Stated exercise. Transcribe every line from the top down to the line with "y_ticks = [0, 20, 40, 60, 80, 100, 120, 140]", both ends included, but not the pictures.
---------- Dataset content ----------
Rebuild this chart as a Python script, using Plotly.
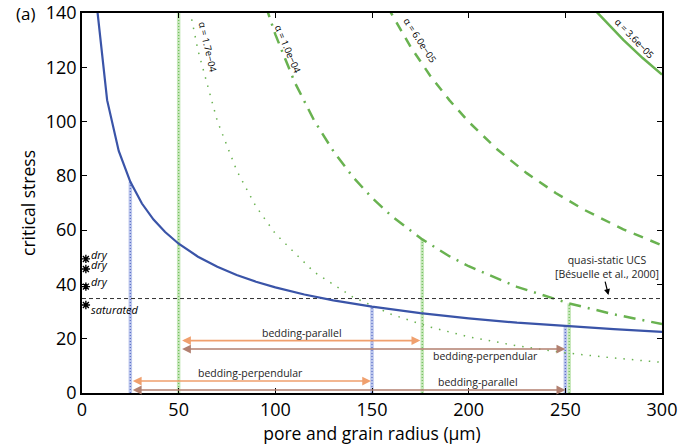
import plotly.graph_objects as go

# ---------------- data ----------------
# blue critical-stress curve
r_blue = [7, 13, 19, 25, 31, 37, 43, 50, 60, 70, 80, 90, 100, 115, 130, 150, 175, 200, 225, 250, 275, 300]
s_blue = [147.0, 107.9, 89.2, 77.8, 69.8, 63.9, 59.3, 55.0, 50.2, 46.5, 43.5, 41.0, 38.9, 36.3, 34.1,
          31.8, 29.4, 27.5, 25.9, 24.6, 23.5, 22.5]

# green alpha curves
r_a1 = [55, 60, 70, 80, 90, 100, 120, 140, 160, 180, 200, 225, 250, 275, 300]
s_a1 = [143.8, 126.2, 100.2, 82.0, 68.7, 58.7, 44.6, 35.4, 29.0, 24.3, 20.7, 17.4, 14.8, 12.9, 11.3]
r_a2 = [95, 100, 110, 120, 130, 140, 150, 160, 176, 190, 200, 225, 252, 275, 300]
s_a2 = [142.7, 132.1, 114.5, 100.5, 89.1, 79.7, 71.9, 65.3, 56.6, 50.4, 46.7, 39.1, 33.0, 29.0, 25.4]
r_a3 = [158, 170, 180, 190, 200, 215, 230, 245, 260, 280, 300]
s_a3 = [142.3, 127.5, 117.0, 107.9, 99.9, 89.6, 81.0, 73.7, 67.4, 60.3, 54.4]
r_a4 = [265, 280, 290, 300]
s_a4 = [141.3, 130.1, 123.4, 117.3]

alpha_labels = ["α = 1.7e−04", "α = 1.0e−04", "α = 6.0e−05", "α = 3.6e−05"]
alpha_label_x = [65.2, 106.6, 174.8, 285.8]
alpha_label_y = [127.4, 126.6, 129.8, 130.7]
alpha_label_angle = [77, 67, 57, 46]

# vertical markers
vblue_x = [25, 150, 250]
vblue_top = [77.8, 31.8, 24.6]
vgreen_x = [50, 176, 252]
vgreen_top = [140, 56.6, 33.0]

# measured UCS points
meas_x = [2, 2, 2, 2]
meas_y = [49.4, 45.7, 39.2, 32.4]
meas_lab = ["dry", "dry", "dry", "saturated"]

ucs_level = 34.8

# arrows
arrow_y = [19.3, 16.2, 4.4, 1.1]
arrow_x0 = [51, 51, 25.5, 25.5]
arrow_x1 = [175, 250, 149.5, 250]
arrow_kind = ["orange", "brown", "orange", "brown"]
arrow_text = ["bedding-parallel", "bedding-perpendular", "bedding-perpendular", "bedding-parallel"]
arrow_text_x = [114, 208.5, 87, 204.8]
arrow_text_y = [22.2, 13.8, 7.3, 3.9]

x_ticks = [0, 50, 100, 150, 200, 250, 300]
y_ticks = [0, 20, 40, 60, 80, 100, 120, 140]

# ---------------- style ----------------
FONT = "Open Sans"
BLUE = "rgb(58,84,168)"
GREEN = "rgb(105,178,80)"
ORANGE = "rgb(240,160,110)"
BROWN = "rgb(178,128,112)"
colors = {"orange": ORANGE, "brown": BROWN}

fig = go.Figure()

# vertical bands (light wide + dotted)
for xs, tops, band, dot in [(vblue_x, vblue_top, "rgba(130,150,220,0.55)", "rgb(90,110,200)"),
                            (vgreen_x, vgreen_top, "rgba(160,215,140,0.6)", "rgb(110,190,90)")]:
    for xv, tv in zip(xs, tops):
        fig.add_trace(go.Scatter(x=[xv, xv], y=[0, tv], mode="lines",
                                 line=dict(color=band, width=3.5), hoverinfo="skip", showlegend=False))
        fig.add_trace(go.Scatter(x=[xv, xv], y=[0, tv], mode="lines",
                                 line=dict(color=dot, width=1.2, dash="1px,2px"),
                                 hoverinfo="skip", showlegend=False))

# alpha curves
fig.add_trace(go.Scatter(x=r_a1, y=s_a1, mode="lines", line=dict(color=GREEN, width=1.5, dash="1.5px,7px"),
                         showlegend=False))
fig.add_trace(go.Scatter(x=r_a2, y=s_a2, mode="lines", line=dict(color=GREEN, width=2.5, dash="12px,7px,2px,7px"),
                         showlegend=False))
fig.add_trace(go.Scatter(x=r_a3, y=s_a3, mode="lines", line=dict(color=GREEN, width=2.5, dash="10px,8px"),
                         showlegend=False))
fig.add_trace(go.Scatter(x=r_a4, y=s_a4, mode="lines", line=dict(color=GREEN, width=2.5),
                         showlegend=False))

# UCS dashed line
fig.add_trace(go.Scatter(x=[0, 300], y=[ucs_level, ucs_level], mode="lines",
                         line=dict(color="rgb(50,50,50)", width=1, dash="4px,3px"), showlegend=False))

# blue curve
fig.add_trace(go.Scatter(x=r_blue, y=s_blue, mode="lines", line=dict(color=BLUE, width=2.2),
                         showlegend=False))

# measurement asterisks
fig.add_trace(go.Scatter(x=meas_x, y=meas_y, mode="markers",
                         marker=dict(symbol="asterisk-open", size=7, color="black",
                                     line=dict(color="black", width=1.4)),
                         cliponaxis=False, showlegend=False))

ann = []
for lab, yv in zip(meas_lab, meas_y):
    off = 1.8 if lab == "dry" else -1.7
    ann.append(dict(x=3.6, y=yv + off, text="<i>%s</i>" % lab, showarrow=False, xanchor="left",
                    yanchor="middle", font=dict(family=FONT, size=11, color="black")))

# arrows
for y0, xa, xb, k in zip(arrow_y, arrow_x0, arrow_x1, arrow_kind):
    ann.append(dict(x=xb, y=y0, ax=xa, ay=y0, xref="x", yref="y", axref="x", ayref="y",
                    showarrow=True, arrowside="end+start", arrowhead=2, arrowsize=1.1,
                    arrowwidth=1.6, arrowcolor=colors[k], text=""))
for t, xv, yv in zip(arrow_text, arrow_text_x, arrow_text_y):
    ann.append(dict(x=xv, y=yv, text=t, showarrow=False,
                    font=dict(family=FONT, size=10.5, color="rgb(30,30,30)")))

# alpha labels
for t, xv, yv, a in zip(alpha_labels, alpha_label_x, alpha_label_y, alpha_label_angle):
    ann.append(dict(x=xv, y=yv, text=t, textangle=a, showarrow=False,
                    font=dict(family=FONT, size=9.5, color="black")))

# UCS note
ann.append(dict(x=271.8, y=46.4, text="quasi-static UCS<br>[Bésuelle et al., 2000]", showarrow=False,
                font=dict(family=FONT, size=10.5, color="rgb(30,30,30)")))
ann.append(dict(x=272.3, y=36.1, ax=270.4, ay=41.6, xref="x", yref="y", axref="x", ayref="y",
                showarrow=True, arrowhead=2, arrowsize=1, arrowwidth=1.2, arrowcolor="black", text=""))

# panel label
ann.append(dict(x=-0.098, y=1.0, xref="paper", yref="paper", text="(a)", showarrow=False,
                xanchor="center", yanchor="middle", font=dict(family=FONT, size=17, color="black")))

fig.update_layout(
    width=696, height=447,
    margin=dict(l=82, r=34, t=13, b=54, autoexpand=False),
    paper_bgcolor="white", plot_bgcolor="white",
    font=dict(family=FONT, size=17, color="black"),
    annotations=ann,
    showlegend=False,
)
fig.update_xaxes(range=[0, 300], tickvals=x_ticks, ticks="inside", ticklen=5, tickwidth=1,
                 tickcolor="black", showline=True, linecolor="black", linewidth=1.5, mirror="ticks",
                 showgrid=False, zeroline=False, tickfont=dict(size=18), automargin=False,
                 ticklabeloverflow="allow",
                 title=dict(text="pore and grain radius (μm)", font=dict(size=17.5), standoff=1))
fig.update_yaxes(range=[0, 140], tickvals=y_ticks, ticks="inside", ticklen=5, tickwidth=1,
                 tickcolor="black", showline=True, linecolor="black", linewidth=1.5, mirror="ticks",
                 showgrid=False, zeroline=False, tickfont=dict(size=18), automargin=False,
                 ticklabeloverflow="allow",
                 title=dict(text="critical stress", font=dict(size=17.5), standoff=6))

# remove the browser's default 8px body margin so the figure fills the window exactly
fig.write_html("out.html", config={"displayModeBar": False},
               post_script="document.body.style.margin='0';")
----------
Output below.
Rebuild this chart as a Python script, using Plotly.
import plotly.graph_objects as go

# ---------------- data ----------------
# blue critical-stress curve
r_blue = [7, 13, 19, 25, 31, 37, 43, 50, 60, 70, 80, 90, 100, 115, 130, 150, 175, 200, 225, 250, 275, 300]
s_blue = [147.0, 107.9, 89.2, 77.8, 69.8, 63.9, 59.3, 55.0, 50.2, 46.5, 43.5, 41.0, 38.9, 36.3, 34.1,
          31.8, 29.4, 27.5, 25.9, 24.6, 23.5, 22.5]

# green alpha curves
r_a1 = [55, 60, 70, 80, 90, 100, 120, 140, 160, 180, 200, 225, 250, 275, 300]
s_a1 = [143.8, 126.2, 100.2, 82.0, 68.7, 58.7, 44.6, 35.4, 29.0, 24.3, 20.7, 17.4, 14.8, 12.9, 11.3]
r_a2 = [95, 100, 110, 120, 130, 140, 150, 160, 176, 190, 200, 225, 252, 275, 300]
s_a2 = [142.7, 132.1, 114.5, 100.5, 89.1, 79.7, 71.9, 65.3, 56.6, 50.4, 46.7, 39.1, 33.0, 29.0, 25.4]
r_a3 = [158, 170, 180, 190, 200, 215, 230, 245, 260, 280, 300]
s_a3 = [142.3, 127.5, 117.0, 107.9, 99.9, 89.6, 81.0, 73.7, 67.4, 60.3, 54.4]
r_a4 = [265, 280, 290, 300]
s_a4 = [141.3, 130.1, 123.4, 117.3]

alpha_labels = ["α = 1.7e−04", "α = 1.0e−04", "α = 6.0e−05", "α = 3.6e−05"]
alpha_label_x = [65.2, 106.6, 174.8, 285.8]
alpha_label_y = [127.4, 126.6, 129.8, 130.7]
alpha_label_angle = [77, 67, 57, 46]

# vertical markers
vblue_x = [25, 150, 250]
vblue_top = [77.8, 31.8, 24.6]
vgreen_x = [50, 176, 252]
vgreen_top = [140, 56.6, 33.0]

# measured UCS points
meas_x = [2, 2, 2, 2]
meas_y = [49.4, 45.7, 39.2, 32.4]
meas_lab = ["dry", "dry", "dry", "saturated"]

ucs_level = 34.8

# arrows
arrow_y = [19.3, 16.2, 4.4, 1.1]
arrow_x0 = [51, 51, 25.5, 25.5]
arrow_x1 = [175, 250, 149.5, 250]
arrow_kind = ["orange", "brown", "orange", "brown"]
arrow_text = ["bedding-parallel", "bedding-perpendular", "bedding-perpendular", "bedding-parallel"]
arrow_text_x = [114, 208.5, 87, 204.8]
arrow_text_y = [22.2, 13.8, 7.3, 3.9]

x_ticks = [0, 50, 100, 150, 200, 250, 300]
y_ticks = [0, 20, 40, 60, 80, 100, 120, 140]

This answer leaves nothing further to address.